◆ DATA PROVIDED:
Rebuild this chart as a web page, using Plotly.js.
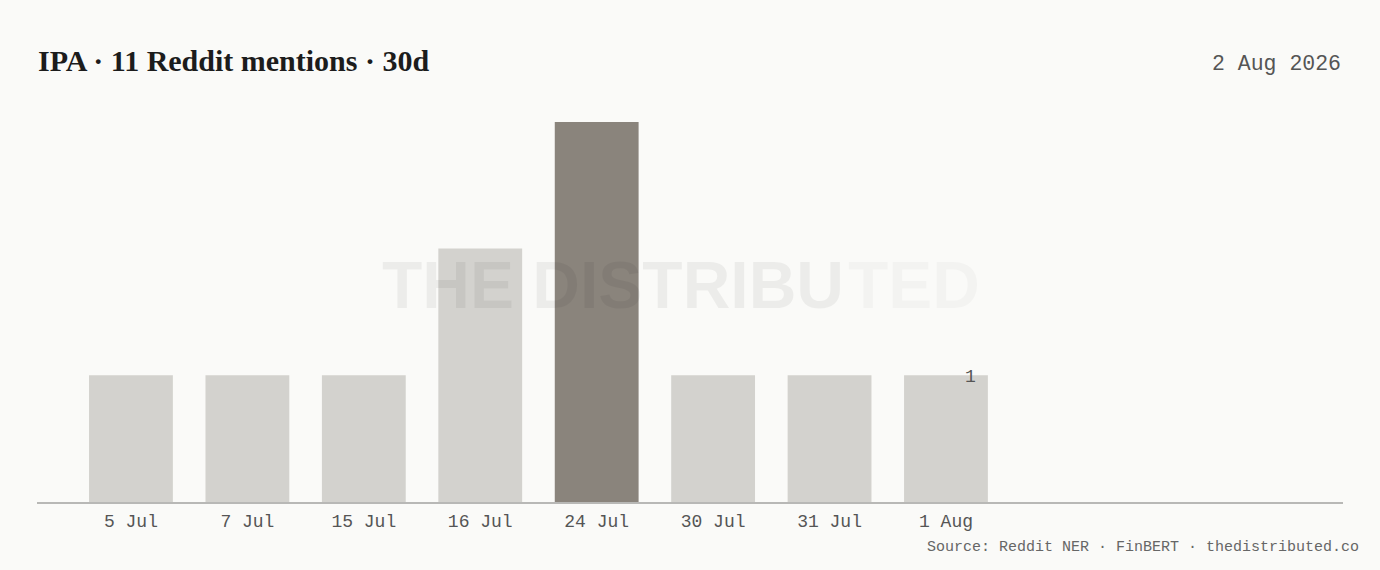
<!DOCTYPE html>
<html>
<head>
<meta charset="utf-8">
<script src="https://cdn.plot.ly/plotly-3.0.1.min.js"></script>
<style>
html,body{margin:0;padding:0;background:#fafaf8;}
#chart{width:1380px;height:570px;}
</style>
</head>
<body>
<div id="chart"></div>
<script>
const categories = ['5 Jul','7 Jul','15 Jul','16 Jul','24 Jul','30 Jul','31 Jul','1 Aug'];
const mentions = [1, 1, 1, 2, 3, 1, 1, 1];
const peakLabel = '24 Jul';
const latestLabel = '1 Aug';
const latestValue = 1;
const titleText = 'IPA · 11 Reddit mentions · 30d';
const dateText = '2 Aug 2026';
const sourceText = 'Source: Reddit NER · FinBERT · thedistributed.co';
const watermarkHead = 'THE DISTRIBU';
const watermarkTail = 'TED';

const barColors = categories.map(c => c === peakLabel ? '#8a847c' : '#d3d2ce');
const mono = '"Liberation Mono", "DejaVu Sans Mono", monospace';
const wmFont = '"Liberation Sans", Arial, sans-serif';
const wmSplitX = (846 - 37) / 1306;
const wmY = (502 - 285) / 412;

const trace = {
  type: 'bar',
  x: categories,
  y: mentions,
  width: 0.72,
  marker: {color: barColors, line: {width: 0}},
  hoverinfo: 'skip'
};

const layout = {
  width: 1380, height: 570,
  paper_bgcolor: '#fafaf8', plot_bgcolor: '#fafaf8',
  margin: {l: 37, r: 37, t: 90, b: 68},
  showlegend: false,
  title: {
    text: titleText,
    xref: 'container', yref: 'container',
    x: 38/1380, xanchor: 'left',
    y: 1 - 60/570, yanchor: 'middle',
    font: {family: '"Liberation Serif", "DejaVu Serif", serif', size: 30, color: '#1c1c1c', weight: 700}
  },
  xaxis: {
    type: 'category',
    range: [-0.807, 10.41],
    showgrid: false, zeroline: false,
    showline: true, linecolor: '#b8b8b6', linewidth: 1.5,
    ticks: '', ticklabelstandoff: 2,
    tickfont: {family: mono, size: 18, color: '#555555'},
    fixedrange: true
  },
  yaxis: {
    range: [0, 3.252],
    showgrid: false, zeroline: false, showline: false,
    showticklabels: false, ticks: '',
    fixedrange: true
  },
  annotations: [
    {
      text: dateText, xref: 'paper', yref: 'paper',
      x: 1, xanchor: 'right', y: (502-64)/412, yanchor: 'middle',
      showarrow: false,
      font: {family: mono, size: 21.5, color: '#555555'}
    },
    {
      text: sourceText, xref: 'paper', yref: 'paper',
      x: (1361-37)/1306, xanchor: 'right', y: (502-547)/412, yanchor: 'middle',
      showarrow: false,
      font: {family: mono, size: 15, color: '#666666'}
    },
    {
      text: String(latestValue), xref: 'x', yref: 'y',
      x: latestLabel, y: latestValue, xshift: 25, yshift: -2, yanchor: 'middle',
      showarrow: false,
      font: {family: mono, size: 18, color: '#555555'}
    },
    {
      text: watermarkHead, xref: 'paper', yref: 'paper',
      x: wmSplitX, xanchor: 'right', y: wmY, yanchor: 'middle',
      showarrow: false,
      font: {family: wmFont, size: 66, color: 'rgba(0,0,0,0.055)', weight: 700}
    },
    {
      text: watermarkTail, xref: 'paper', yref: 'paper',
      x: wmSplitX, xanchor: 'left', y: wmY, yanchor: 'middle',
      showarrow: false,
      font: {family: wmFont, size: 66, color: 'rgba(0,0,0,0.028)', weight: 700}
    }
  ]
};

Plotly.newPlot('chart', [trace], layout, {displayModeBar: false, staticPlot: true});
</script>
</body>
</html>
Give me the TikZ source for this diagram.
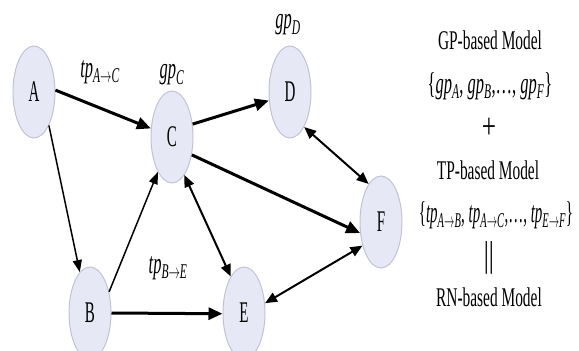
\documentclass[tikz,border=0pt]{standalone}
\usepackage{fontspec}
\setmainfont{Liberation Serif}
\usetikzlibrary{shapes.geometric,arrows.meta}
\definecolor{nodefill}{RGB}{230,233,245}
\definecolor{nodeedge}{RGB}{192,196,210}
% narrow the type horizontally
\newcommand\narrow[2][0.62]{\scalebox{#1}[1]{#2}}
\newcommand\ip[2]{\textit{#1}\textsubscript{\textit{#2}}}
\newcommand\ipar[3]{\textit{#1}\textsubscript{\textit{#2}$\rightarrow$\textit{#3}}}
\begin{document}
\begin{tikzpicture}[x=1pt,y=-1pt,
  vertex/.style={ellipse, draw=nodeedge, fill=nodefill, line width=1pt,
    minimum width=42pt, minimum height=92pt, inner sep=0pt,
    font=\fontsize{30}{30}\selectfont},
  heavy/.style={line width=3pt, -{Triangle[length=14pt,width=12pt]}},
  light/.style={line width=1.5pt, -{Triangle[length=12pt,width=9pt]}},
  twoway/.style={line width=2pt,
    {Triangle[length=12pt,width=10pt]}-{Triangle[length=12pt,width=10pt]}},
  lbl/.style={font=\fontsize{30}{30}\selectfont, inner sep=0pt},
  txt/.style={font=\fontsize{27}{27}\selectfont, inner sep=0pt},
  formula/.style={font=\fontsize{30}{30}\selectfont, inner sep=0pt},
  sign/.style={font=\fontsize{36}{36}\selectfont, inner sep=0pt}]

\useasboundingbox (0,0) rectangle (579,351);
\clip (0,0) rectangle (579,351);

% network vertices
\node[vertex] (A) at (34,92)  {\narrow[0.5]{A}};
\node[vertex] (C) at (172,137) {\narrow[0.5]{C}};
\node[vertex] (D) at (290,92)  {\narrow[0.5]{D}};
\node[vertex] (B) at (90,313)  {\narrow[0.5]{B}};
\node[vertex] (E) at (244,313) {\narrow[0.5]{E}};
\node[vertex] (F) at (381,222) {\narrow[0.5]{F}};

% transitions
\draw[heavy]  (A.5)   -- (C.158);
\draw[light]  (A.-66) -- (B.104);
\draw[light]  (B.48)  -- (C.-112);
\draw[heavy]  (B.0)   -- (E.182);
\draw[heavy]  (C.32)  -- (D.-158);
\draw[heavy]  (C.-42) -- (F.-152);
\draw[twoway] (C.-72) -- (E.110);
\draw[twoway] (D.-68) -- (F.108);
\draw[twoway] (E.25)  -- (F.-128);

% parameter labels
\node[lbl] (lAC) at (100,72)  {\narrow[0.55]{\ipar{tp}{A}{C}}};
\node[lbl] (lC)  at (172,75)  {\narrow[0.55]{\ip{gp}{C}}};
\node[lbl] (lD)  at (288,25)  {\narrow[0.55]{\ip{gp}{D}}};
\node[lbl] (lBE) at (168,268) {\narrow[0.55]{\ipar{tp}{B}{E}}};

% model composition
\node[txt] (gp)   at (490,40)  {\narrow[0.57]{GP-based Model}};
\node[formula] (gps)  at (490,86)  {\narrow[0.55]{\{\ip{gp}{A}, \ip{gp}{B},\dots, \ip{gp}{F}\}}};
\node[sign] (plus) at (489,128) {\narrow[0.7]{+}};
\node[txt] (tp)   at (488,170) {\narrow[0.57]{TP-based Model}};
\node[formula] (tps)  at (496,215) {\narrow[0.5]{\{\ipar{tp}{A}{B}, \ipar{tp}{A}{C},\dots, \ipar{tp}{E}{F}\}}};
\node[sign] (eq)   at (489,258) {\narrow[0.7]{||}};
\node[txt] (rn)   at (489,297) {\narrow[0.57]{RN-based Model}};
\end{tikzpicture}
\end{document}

--

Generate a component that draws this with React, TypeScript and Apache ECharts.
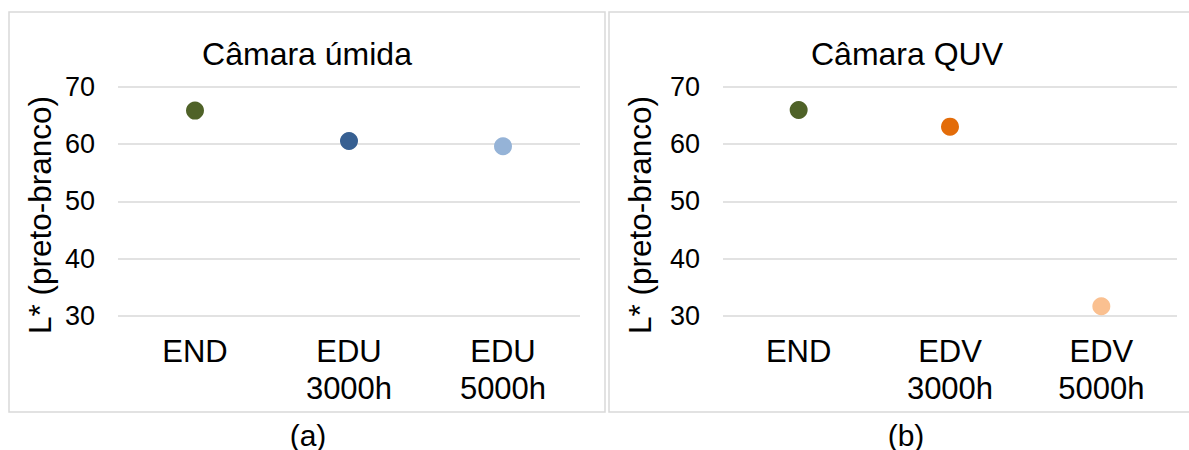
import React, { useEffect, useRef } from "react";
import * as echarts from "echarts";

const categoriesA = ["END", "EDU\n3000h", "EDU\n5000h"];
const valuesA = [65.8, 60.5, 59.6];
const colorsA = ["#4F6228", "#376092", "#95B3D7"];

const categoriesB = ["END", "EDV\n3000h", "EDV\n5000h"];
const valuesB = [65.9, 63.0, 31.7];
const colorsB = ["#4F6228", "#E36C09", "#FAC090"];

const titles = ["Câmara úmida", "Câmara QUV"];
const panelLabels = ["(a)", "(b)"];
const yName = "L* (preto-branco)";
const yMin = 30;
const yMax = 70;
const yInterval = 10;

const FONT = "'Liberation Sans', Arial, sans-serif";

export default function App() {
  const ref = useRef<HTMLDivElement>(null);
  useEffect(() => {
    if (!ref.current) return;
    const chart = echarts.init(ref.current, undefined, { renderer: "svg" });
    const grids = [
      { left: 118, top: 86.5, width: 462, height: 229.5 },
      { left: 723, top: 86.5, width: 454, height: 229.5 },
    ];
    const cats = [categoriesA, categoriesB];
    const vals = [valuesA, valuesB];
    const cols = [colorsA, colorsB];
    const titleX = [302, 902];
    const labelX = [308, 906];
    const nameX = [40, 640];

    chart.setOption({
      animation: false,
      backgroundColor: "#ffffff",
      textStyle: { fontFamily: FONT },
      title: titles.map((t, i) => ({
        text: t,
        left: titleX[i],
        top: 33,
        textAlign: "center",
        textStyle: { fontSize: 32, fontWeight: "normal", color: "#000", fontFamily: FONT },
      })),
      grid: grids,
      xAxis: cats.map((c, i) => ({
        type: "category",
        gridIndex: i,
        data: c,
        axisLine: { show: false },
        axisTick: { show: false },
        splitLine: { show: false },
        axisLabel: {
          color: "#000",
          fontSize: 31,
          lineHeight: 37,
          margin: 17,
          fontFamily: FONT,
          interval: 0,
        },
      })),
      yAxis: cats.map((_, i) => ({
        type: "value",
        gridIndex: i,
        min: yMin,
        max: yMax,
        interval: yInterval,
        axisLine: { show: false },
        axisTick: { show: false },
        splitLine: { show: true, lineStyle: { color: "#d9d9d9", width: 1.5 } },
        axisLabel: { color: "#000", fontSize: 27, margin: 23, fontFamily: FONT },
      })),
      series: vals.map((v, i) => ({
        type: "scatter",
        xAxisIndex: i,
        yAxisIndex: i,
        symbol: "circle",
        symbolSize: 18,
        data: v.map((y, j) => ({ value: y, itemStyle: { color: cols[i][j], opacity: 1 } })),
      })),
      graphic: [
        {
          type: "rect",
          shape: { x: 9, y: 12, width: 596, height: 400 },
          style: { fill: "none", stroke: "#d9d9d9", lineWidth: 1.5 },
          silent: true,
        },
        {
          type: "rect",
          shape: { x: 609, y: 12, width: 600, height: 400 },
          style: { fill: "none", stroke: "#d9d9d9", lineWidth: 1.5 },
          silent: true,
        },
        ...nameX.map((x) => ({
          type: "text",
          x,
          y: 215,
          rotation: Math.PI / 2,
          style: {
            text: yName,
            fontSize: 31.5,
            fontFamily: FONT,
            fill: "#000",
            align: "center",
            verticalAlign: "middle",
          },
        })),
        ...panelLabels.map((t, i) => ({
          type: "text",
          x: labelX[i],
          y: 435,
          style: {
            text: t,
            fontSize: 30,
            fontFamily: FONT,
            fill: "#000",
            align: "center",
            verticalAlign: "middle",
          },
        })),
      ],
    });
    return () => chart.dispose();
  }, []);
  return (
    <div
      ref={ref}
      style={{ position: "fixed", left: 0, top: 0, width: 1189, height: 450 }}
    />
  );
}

◆ REQUIREMENTS: Copy out every line of the data that includes "this".

◆ OUTPUT BELOW:
Rebuild this chart as a web page, using Plotly.js.
Give me the TikZ source for this diagram.
Generate a component that draws this with React, TypeScript and Apache ECharts.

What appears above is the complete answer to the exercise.